■ Request ■
Write out the listing, please, but only from its first line through the line containing "const H = 2400;", exactly as given and without pictures.

-- Begin Source excerpt --

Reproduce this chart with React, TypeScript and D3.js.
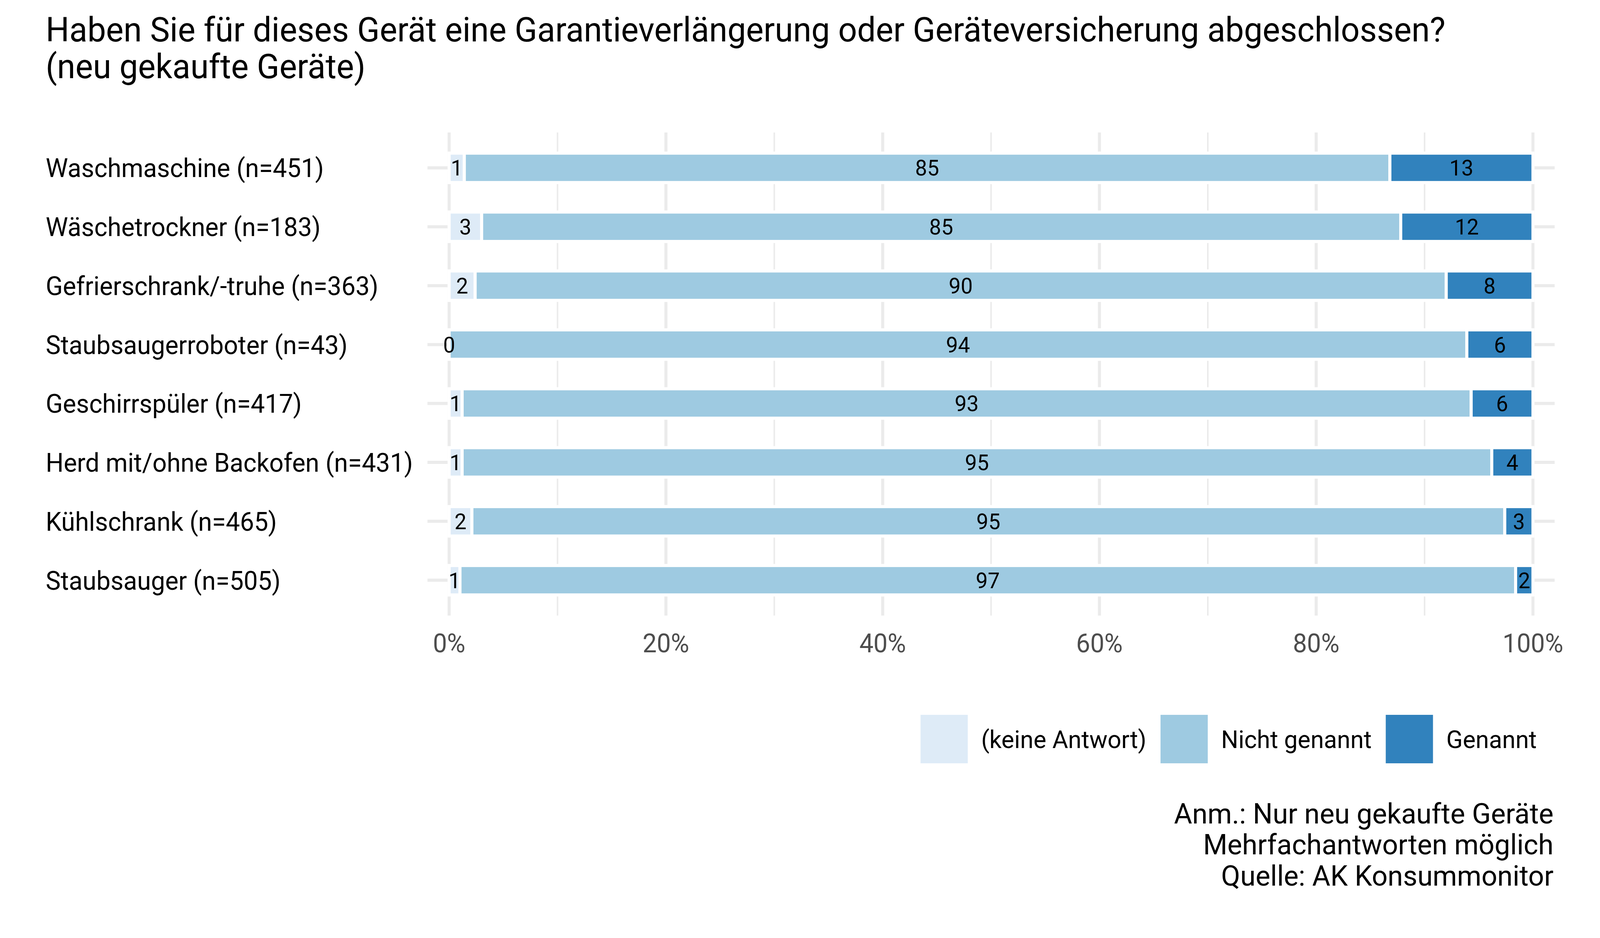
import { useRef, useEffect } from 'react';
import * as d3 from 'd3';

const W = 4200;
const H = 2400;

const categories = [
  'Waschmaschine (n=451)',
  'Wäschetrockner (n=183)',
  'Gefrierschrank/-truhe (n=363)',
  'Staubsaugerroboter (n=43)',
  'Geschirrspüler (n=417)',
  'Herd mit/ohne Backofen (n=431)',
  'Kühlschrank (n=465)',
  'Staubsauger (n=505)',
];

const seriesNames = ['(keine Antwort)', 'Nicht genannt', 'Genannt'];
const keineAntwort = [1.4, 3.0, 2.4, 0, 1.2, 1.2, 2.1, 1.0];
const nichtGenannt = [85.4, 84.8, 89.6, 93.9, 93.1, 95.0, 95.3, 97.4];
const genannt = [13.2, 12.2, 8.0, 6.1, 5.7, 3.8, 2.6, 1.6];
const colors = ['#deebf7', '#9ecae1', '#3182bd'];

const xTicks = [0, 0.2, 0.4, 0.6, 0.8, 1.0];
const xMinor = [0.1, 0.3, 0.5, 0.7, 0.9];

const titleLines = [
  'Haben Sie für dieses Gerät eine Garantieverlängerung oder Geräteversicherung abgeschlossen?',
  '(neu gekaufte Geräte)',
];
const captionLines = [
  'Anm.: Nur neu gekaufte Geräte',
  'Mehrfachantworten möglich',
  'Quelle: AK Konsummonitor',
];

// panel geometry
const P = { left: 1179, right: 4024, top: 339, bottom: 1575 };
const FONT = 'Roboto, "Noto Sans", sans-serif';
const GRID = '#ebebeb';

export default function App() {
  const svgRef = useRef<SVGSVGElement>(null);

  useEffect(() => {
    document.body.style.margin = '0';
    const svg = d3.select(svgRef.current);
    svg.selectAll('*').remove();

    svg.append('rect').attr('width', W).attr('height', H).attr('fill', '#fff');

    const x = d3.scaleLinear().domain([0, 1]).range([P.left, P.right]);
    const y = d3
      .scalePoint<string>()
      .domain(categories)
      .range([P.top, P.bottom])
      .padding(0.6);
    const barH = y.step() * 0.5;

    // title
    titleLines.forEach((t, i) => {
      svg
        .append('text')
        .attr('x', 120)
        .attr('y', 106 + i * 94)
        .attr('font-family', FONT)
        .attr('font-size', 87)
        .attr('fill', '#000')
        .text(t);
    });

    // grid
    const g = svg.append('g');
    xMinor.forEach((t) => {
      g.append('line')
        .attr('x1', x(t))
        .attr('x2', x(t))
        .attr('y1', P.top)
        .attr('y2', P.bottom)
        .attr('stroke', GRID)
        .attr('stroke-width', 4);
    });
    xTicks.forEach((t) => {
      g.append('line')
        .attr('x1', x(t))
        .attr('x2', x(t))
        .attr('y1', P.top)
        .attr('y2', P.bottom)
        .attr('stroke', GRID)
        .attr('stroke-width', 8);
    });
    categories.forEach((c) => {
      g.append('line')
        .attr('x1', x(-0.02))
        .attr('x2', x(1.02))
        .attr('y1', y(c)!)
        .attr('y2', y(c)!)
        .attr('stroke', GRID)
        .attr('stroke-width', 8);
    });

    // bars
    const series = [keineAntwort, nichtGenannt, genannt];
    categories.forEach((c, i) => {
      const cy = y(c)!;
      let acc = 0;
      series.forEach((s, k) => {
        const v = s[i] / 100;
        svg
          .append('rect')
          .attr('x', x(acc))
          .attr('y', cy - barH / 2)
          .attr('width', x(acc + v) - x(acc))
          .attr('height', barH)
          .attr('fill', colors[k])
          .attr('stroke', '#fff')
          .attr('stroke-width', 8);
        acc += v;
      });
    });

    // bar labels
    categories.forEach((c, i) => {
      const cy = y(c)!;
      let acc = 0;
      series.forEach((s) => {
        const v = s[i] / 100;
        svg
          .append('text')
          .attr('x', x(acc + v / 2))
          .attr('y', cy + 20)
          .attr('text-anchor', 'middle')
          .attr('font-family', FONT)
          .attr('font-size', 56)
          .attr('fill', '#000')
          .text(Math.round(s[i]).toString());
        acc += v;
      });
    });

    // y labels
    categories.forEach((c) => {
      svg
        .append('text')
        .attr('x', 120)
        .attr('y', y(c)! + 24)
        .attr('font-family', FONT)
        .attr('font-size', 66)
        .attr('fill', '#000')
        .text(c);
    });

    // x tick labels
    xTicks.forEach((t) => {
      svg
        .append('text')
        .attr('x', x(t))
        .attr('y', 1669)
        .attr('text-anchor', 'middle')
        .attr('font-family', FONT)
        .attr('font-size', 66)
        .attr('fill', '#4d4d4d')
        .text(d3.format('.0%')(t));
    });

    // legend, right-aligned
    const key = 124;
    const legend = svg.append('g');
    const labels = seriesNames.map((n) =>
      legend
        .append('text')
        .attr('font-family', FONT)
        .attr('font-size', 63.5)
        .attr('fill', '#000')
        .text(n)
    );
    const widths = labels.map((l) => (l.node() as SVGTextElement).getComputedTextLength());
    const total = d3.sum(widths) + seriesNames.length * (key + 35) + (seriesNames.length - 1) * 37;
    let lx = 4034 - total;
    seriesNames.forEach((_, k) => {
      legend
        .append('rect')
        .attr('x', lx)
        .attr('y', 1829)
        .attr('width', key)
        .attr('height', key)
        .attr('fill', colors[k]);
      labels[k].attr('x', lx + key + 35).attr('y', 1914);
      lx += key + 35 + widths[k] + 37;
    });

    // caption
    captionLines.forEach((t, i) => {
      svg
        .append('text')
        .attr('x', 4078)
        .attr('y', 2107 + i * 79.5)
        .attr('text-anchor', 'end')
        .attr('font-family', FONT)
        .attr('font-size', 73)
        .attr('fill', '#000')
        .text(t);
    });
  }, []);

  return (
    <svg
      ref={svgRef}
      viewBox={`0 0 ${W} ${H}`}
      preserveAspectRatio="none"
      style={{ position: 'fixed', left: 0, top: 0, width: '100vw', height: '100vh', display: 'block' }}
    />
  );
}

-- End Source excerpt --

■ Exercise output ■
Reproduce this chart with React, TypeScript and D3.js.
import { useRef, useEffect } from 'react';
import * as d3 from 'd3';

const W = 4200;
const H = 2400;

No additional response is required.